**Short exercise:**
Set down, exactly as written, the lines from the top of the data to the line that holds "33.7, 17.4, 1];", and omit the pictures.

○ ○ ○ ○ ○ ○ ○

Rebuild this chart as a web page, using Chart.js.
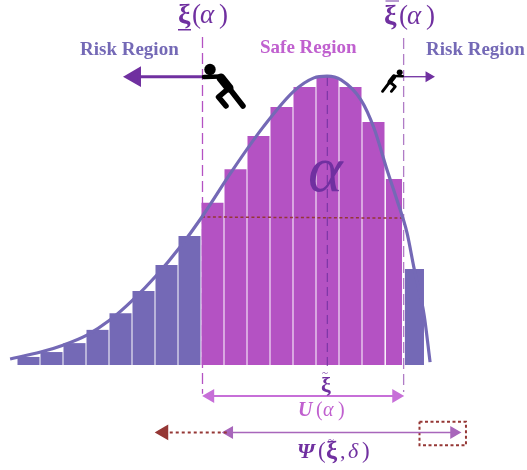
<!DOCTYPE html>
<html>
<head>
<meta charset="utf-8">
<title>Safe region and risk regions</title>
<script src="https://cdn.jsdelivr.net/npm/chart.js@4/dist/chart.umd.min.js"></script>
<style>
    body { margin: 0; background: #fff; }
    canvas { display: block; }
</style>
</head>
<body>
<canvas id="regionChart" width="527" height="470"></canvas>
<script>
// histogram bins (x in bin units, y in percent of the peak bar)
const binCenters = [0, 1, 2, 3, 4, 5, 6, 7, 8, 9, 10, 11, 12, 13, 14, 15, 15.89, 16.78];
const binWidths = [0.957, 0.957, 0.957, 0.957, 0.957, 0.957, 0.957, 0.957, 0.957, 0.957, 0.957, 0.957, 0.957, 0.957, 0.957, 0.957, 0.7, 0.83];
const binHeights = [2.8, 4.5, 7.6, 12.2, 18, 25.7, 34.7, 44.8, 56.3, 68, 79.5, 89.6, 96.5, 100, 96.5, 84.4, 64.6, 33.3];

// density curve
const curveX = [-0.8, 0.53, 1.5, 2.54, 3.54, 4.54, 5.54, 6.59, 7.54, 8.85, 10.2, 11.54, 12.41, 12.98, 13.59, 14.46, 15.02, 15.59, 16.02, 16.46, 16.76, 17.2, 17.46];
const curveY = [2.1, 4.5, 6.9, 10.4, 15.6, 22.6, 30.9, 41, 51.4, 67.4, 82.6, 95.1, 99.7, 100.3, 99, 92, 82.3, 67.7, 57.3, 45.8, 33.7, 17.4, 1];

// region bounds and guide levels
const lowerBound = 7.565;
const upperBound = 16.31;
const center = 12.99;
const guideTop = 113.9;
const guideBottom = -10;
const alphaLevelX = [7.54, 16.24];
const alphaLevelY = [51.4, 51];
const pushLevel = 100.1;
const uLevel = -10.76;
const psiLevel = -23.4;
const boxX = [17, 19.02, 19.02, 17, 17];
const boxY = [-19.69, -19.69, -27.88, -27.88, -19.69];

const RISK = '#7469b6';
const SAFE = '#b452c3';
const DEEP = '#7030a0';
const BROWN = '#953735';
const PINK = '#c060cf';

function pts(xs, ys) {
    return xs.map((x, i) => ({ x: x, y: ys[i] }));
}

function guide(xs, ys, color, width, extra) {
    return Object.assign({
        type: 'line',
        data: pts(xs, ys),
        borderColor: color,
        backgroundColor: color,
        borderWidth: width,
        pointRadius: 0,
        fill: false,
        order: 1
    }, extra);
}

// bins are not all the same width, so size each bar from the x scale
const binWidthPlugin = {
    id: 'binWidth',
    afterDatasetsUpdate(chart) {
        const xScale = chart.scales.x;
        chart.getDatasetMeta(0).data.forEach((bar, i) => {
            const left = xScale.getPixelForValue(binCenters[i] - binWidths[i] / 2);
            const right = xScale.getPixelForValue(binCenters[i] + binWidths[i] / 2);
            bar.x = (left + right) / 2;
            bar.width = right - left;
        });
    }
};

function limb(ctx, width, points) {
    ctx.lineWidth = width;
    ctx.beginPath();
    points.forEach((p, i) => i ? ctx.lineTo(p[0], p[1]) : ctx.moveTo(p[0], p[1]));
    ctx.stroke();
}

// figure leaning left, hands on the bound; flip turns it round
function pusher(ctx, ox, oy, scale, flip) {
    ctx.save();
    ctx.translate(ox, oy);
    ctx.scale(flip ? -scale : scale, scale);
    ctx.strokeStyle = '#000';
    ctx.fillStyle = '#000';
    ctx.lineCap = 'round';
    ctx.lineJoin = 'round';
    ctx.beginPath();
    ctx.arc(210, 69.5, 5.7, 0, Math.PI * 2);
    ctx.fill();
    limb(ctx, 9, [[221, 78], [229, 88]]);
    limb(ctx, 5.5, [[229, 88], [218.5, 97], [226, 106]]);
    limb(ctx, 5.5, [[229, 88], [243, 106]]);
    limb(ctx, 4.5, [[204, 77], [221, 76.5]]);
    ctx.restore();
}

function mathText(ctx, text, x, y, font, color) {
    ctx.font = font;
    ctx.fillStyle = color;
    ctx.fillText(text, x, y);
}

const labelPlugin = {
    id: 'labels',
    afterDatasetsDraw(chart) {
        const ctx = chart.ctx;
        ctx.save();
        ctx.textBaseline = 'alphabetic';
        ctx.textAlign = 'left';

        const bold = 'bold 19px "Liberation Serif"';
        mathText(ctx, 'Risk Region', 80, 55, bold, RISK);
        mathText(ctx, 'Safe Region', 260, 53, bold, PINK);
        mathText(ctx, 'Risk Region', 426, 55, bold, RISK);

        // lower bound label
        mathText(ctx, 'ξ', 178, 23, 'bold 28px "Liberation Serif"', DEEP);
        mathText(ctx, '(', 192, 23, '27px "Liberation Serif"', DEEP);
        mathText(ctx, 'α', 200, 23, 'italic 27px "Liberation Serif"', DEEP);
        mathText(ctx, ')', 219, 23, '27px "Liberation Serif"', DEEP);
        ctx.fillStyle = DEEP;
        ctx.fillRect(178, 29, 13, 1.5);

        // upper bound label
        ctx.fillStyle = '#b79ad0';
        ctx.fillRect(385.5, 0, 13.5, 2);
        mathText(ctx, 'ξ', 384, 24, 'bold 28px "Liberation Serif"', DEEP);
        mathText(ctx, '(', 399, 24, '27px "Liberation Serif"', DEEP);
        mathText(ctx, 'α', 407, 24, 'italic 27px "Liberation Serif"', DEEP);
        mathText(ctx, ')', 426, 24, '27px "Liberation Serif"', DEEP);

        mathText(ctx, 'α', 308, 191, 'italic 66px "Liberation Serif"', DEEP);

        // centre label
        mathText(ctx, '~', 322, 376, '11px "Liberation Serif"', DEEP);
        mathText(ctx, 'ξ', 321, 392, 'bold 22px "Liberation Serif"', DEEP);

        mathText(ctx, 'U', 298, 416, 'bold italic 20px "Liberation Serif"', PINK);
        mathText(ctx, '(', 316, 416, '20px "Liberation Serif"', PINK);
        mathText(ctx, 'α', 323, 416, 'italic 20px "Liberation Serif"', PINK);
        mathText(ctx, ')', 338, 416, '20px "Liberation Serif"', PINK);

        mathText(ctx, 'Ψ', 297, 458, 'bold italic 22px "Liberation Serif"', DEEP);
        mathText(ctx, '(', 318, 458, '23px "Liberation Serif"', DEEP);
        mathText(ctx, '~', 328, 443, '11px "Liberation Serif"', DEEP);
        mathText(ctx, 'ξ', 326, 459, 'bold 25px "Liberation Serif"', DEEP);
        mathText(ctx, ',', 340, 458, '22px "Liberation Serif"', DEEP);
        mathText(ctx, 'δ', 348, 458, 'italic 22px "Liberation Serif"', DEEP);
        mathText(ctx, ')', 362, 458, '23px "Liberation Serif"', DEEP);

        // the two figures pushing the bounds apart
        pusher(ctx, 0, 0, 1, false);
        pusher(ctx, 508.9, 36.2, 0.52, true);
        ctx.restore();
    }
};

const ctx = document.getElementById('regionChart').getContext('2d');

new Chart(ctx, {
    type: 'bar',
    data: {
        datasets: [
            {
                type: 'bar',
                data: pts(binCenters, binHeights),
                backgroundColor: binCenters.map(c => (c < lowerBound || c > upperBound) ? RISK : SAFE),
                order: 2
            },
            guide([lowerBound, lowerBound], [guideTop, guideBottom], SAFE, 1.3, { borderDash: [11, 5], order: 3 }),
            guide([upperBound, upperBound], [113.5, -9.4], '#b07cc6', 1.3, { borderDash: [11, 5], order: 3 }),
            guide(curveX, curveY, RISK, 3.2, { cubicInterpolationMode: 'monotone', order: 1 }),
            guide([center, center], [100, -0.35], DEEP, 1, { borderDash: [9, 5] }),
            guide(alphaLevelX, alphaLevelY, BROWN, 1.5, { borderDash: [3, 2.5] }),
            guide([4.63, 7.585], [pushLevel, pushLevel], DEEP, 3, {
                pointStyle: 'triangle', pointRadius: [9, 0], pointRotation: [-90, 0]
            }),
            guide([upperBound, 17.4], [pushLevel, pushLevel], DEEP, 1.3, {
                pointStyle: 'triangle', pointRadius: [0, 5], pointRotation: [0, 90]
            }),
            guide([7.9, 15.99], [uLevel, uLevel], '#c76fd8', 2, {
                pointStyle: 'triangle', pointRadius: [6, 6], pointRotation: [-90, 90]
            }),
            guide([5.88, 8.73], [psiLevel, psiLevel], BROWN, 2, {
                borderDash: [3, 3], pointStyle: 'triangle', pointRadius: [7, 0], pointRotation: [-90, 0]
            }),
            guide([8.73, 18.5], [psiLevel, psiLevel], '#a866bb', 1.5, {
                pointStyle: 'triangle', pointRadius: [6, 6], pointRotation: [-90, 90]
            }),
            guide(boxX, boxY, BROWN, 2, { borderDash: [3, 2.5] })
        ]
    },
    options: {
        responsive: false,
        animation: false,
        events: [],
        layout: { padding: 0, autoPadding: false },
        plugins: {
            legend: { display: false },
            tooltip: { enabled: false }
        },
        scales: {
            x: { type: 'linear', display: false, offset: false, min: -1.2391, max: 21.674 },
            y: { display: false, min: -36.458, max: 126.736 }
        }
    },
    plugins: [binWidthPlugin, labelPlugin]
});
</script>
</body>
</html>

○ ○ ○ ○ ○ ○ ○

**Finished exercise:**
Rebuild this chart as a web page, using Chart.js.
<!DOCTYPE html>
<html>
<head>
<meta charset="utf-8">
<title>Safe region and risk regions</title>
<script src="https://cdn.jsdelivr.net/npm/chart.js@4/dist/chart.umd.min.js"></script>
<style>
    body { margin: 0; background: #fff; }
    canvas { display: block; }
</style>
</head>
<body>
<canvas id="regionChart" width="527" height="470"></canvas>
<script>
// histogram bins (x in bin units, y in percent of the peak bar)
const binCenters = [0, 1, 2, 3, 4, 5, 6, 7, 8, 9, 10, 11, 12, 13, 14, 15, 15.89, 16.78];
const binWidths = [0.957, 0.957, 0.957, 0.957, 0.957, 0.957, 0.957, 0.957, 0.957, 0.957, 0.957, 0.957, 0.957, 0.957, 0.957, 0.957, 0.7, 0.83];
const binHeights = [2.8, 4.5, 7.6, 12.2, 18, 25.7, 34.7, 44.8, 56.3, 68, 79.5, 89.6, 96.5, 100, 96.5, 84.4, 64.6, 33.3];

// density curve
const curveX = [-0.8, 0.53, 1.5, 2.54, 3.54, 4.54, 5.54, 6.59, 7.54, 8.85, 10.2, 11.54, 12.41, 12.98, 13.59, 14.46, 15.02, 15.59, 16.02, 16.46, 16.76, 17.2, 17.46];
const curveY = [2.1, 4.5, 6.9, 10.4, 15.6, 22.6, 30.9, 41, 51.4, 67.4, 82.6, 95.1, 99.7, 100.3, 99, 92, 82.3, 67.7, 57.3, 45.8, 33.7, 17.4, 1];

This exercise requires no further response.